European Open Science Cloud Moves Forward to Pilot Phase

Following successful completion of the competitive design and prototype phases, the first European hybrid science cloud platform has moved on to its pilot phase.

Over the coming 10-15 years, the generation of vast amounts of data created by scientific research domains will create enormous challenges for capturing, managing, and processing of this data. HNSciCloud introduces an innovative hybrid model that brings together public research organizations and e‐Infrastructures with commercial cloud suppliers to offer Infrastructure as a Service (IaaS) to Europe’s research communities to help them cost-effectively manage the expected growth in both data and processing requirements.

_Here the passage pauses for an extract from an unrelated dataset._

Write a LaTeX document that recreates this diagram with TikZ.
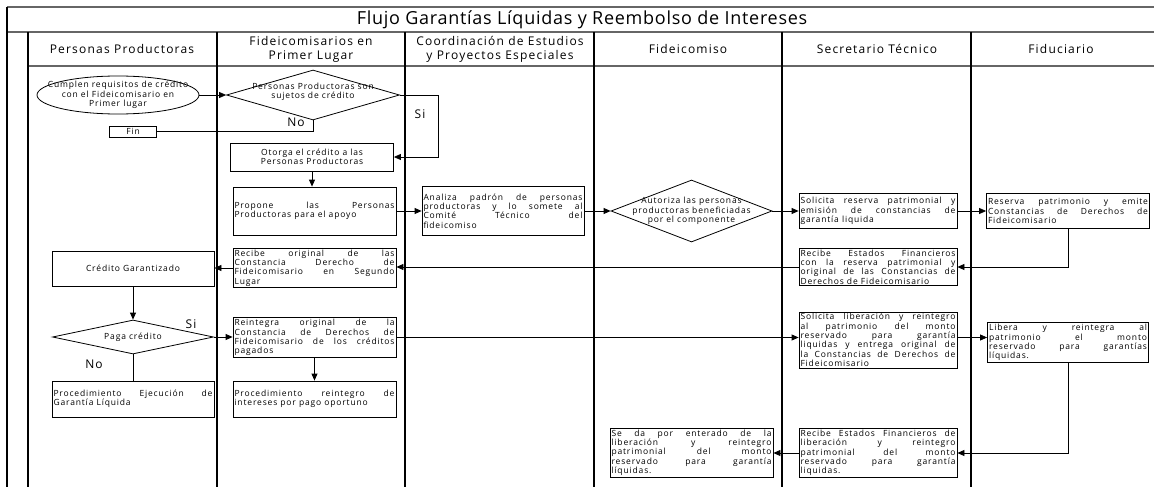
\documentclass[tikz,border=0pt]{standalone}
\usepackage{fontspec}
\setmainfont{Open Sans}
\newfontfamily\bodyfont[LetterSpace=10]{Open Sans}
\newfontfamily\headfont[LetterSpace=10]{Open Sans}
\newfontfamily\titlefont[LetterSpace=4]{Open Sans}
\usetikzlibrary{arrows.meta,shapes.geometric}
\begin{document}
\begin{tikzpicture}[x=1pt,y=-1pt,
  lane/.style={line width=1.3pt,black},
  rowline/.style={line width=1.4pt,black!60},
  boxtxt/.style={font=\bodyfont\fontsize{8.5}{9.3}\selectfont},
  box/.style={draw,line width=0.8pt,boxtxt,inner sep=1.5pt,align=justify},
  cbox/.style={draw,line width=0.8pt,boxtxt,inner sep=1.5pt,align=center},
  dia/.style={diamond,draw,line width=0.8pt,inner sep=0pt},
  dtxt/.style={boxtxt,align=center,inner sep=0pt},
  head/.style={font=\headfont\fontsize{12}{14}\selectfont,align=center,inner sep=0pt},
  lbl/.style={font=\headfont\fontsize{12}{14}\selectfont,inner sep=0pt},
  conn/.style={line width=0.8pt,black},
  arr/.style={conn,-{Triangle[length=7pt,width=6pt]}}
]
\useasboundingbox (0,0) rectangle (1154,487);
% frame
\draw[rowline] (7,7) -- (1154,7);
\draw[rowline] (7,32) -- (1154,32);
\draw[rowline] (28,66) -- (1154,66);
\draw[lane] (7,7) -- (7,487);
\foreach \x in {28,217,405,594,782,971} \draw[lane] (\x,32) -- (\x,487);
\node[font=\titlefont\fontsize{18}{20}\selectfont,inner sep=0pt] (title) at (582,19.5) {Flujo Garantías Líquidas y Reembolso de Intereses};
% headers
\node[head] (h1) at (122,49) {Personas Productoras};
\node[head] (h2) at (311,49) {Fideicomisarios en\\Primer Lugar};
\node[head] (h3) at (500,49) {Coordinación de Estudios\\y Proyectos Especiales};
\node[head] (h4) at (688,49) {Fideicomiso};
\node[head] (h5) at (877,49) {Secretario Técnico};
\node[head] (h6) at (1061,49) {Fiduciario};
% nodes
\node[ellipse,draw,line width=0.8pt,minimum width=162pt,minimum height=38pt,inner sep=0pt] (e1) at (118,95) {};
\node[dtxt] (e1t) at (e1) {Cumplen requisitos de crédito\\con el Fideicomisario en\\Primer lugar};
\node[dia,minimum width=173pt,minimum height=50pt] (d1) at (313,95) {};
\node[dtxt] (d1t) at (313,92) {Personas Productoras son\\sujetos de crédito};
\node[cbox,minimum width=47pt,minimum height=11pt,inner sep=0pt] (fin) at (133,131.5) {Fin};
\node[cbox,minimum width=163pt,minimum height=28pt] (otorga) at (312,157) {Otorga el crédito a las\\Personas Productoras};
\node[box,text width=160pt,minimum height=48pt] (propone) at (314.5,211) {Propone las Personas\linebreak Productoras para el apoyo};
\node[box,text width=159pt,minimum height=49pt] (analiza) at (503,211) {Analiza padrón de personas\linebreak productoras y lo somete al\linebreak Comité Técnico del\linebreak fideicomiso};
\node[dia,minimum width=161pt,minimum height=62pt] (d2) at (691.5,211) {};
\node[dtxt] (d2t) at (691.5,211) {Autoriza las personas\\productoras beneficiadas\\por el componente};
\node[box,text width=155pt,minimum height=35pt] (solres) at (878,211) {Solicita reserva patrimonial y\linebreak emisión de constancias de\linebreak garantía liquida};
\node[box,text width=160pt,minimum height=35pt] (reserva) at (1068,211) {Reserva patrimonio y emite\linebreak Constancias de Derechos de\linebreak Fideicomisario};
\node[box,text width=155pt,minimum height=36pt] (recef1) at (878,267) {Recibe Estados Financieros\linebreak con la reserva patrimonial y\linebreak original de las Constancias de\linebreak Derechos de Fideicomisario};
\node[box,text width=160pt,minimum height=37pt] (recorig) at (314.5,268) {Recibe original de las\linebreak Constancia Derecho de\linebreak Fideicomisario en Segundo\linebreak Lugar};
\node[cbox,minimum width=162pt,minimum height=35pt] (credgar) at (133,268.5) {Crédito Garantizado};
\node[dia,minimum width=161pt,minimum height=34pt] (paga) at (133,337) {};
\node[dtxt] (pagat) at (133,337) {Paga crédito};
\node[box,text width=160pt,minimum height=33pt] (reint) at (314.5,337.5) {Reintegra original de la\linebreak Constancia de Derechos de\linebreak Fideicomisario de los créditos\linebreak pagados};
\node[box,text width=155pt,minimum height=56pt] (solib) at (878,340) {Solicita liberación y reintegro\linebreak al patrimonio del monto\linebreak reservado para garantía\linebreak liquidas y entrega original de\linebreak la Constancias de Derechos de\linebreak Fideicomisario};
\node[box,text width=158pt,minimum height=39pt] (libera) at (1068,342.5) {Libera y reintegra al\linebreak patrimonio el monto\linebreak reservado para garantías\linebreak líquidas.};
\node[box,text width=155pt,minimum height=48pt] (recef2) at (878,453) {Recibe Estados Financieros de\linebreak liberación y reintegro\linebreak patrimonial del monto\linebreak reservado para garantía\linebreak liquidas.};
\node[box,text width=160pt,minimum height=49pt] (seda) at (691.5,452.5) {Se da por enterado de la\linebreak liberación y reintegro\linebreak patrimonial del monto\linebreak reservado para garantía\linebreak líquidas.};
\node[box,text width=159pt,minimum height=36pt] (procej) at (133,399) {Procedimiento Ejecución de\linebreak Garantía Líquida};
\node[box,text width=160pt,minimum height=36pt] (procre) at (314.5,399) {Procedimiento reintegro de\linebreak intereses por pago oportuno};
% labels
\node[lbl] (no1) at (296,122.5) {No};
\node[lbl] (si1) at (420,114) {Si};
\node[lbl] (si2) at (191,324) {Si};
\node[lbl] (no2) at (94,364) {No};
\coordinate (siR) at (438,95);
% connectors
\draw[arr] (e1.east) -- (d1.west);
\draw[conn] (d1.south) |- (fin.east);
\draw[arr] (d1.east) -- (siR) |- (otorga.east);
\draw[arr] (otorga.south) -- (otorga.south |- propone.north);
\draw[arr] (propone.east) -- (analiza.west);
\draw[arr] (analiza.east) -- (d2.west);
\draw[arr] (d2.east) -- (solres.west);
\draw[arr] (solres.east) -- (reserva.west);
\draw[arr] (reserva.south) |- (recef1.east);
\draw[arr] (recef1.west) -- (recef1.west -| recorig.east);
\draw[arr] (recorig.west) -- (recorig.west -| credgar.east);
\draw[arr] (credgar.south) -- (paga.north);
\draw[arr] (paga.east) -- (paga.east -| reint.west);
\draw[arr] (reint.east) -- (reint.east -| solib.west);
\draw[arr] (reint.east -| solib.east) -- (reint.east -| libera.west);
\draw[arr] (libera.south) |- (recef2.east);
\draw[arr] (recef2.west) -- (recef2.west -| seda.east);
\draw[conn] (paga.south) -- (procej.north);
\draw[arr] (reint.south) -- (procre.north);
\end{tikzpicture}
\end{document}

To implement the first European hybrid cloud platform, ten of Europe’s leading public research organizations led by CERN - with co-funding from the European Commission - launched the HNSciCloud Pre-Commercial Procurement. Following successful completion of the competitive design and prototype phases, the project has chosen two consortia that will move forward to the pilot phase during an award ceremony that took place on February 6, in Bologna, Italy.  One of the consortia is led by the RHEA Group.

The results of the pilot phase will lead to a hybrid platform on which a competitive marketplace of European cloud players can deliver their services to a broad range of users in the research and science domain and beyond to other domains. The user community includes highly-demanding scientific laboratories and organisations, such as CERN, the world’s largest particle physics lab, the European Molecular Biology Laboratory (EMBL) and CNRS, the French National Centre for Scientific Research.

HNSciCloud introduces an innovative hybrid model that brings together public research organizations and e‐Infrastructures with commercial cloud suppliers

The RHEA Group-led consortium includes cloud software provider SixSq, leading cloud providers T-Systems, Exoscale, Advania and data management provider Cyfronet.  The consortium will be working on the challenging needs of the European scientific community in both commercial and hybrid clouds, managing a range of applications, at scale and in a multi-cloud environment.

The consortium approach builds on the capabilities of SixSq’s Nuvla service combined with Cyfronet’s OneData to meet the challenging needs of the European science community in both commercial and hybrid clouds. T-Systems, Exoscale, and Advania provide a wide range of high-performance processing capabilities as virtual machines, including support for high-performance computing and access to graphical processing units, as well as large-scale storage capacities.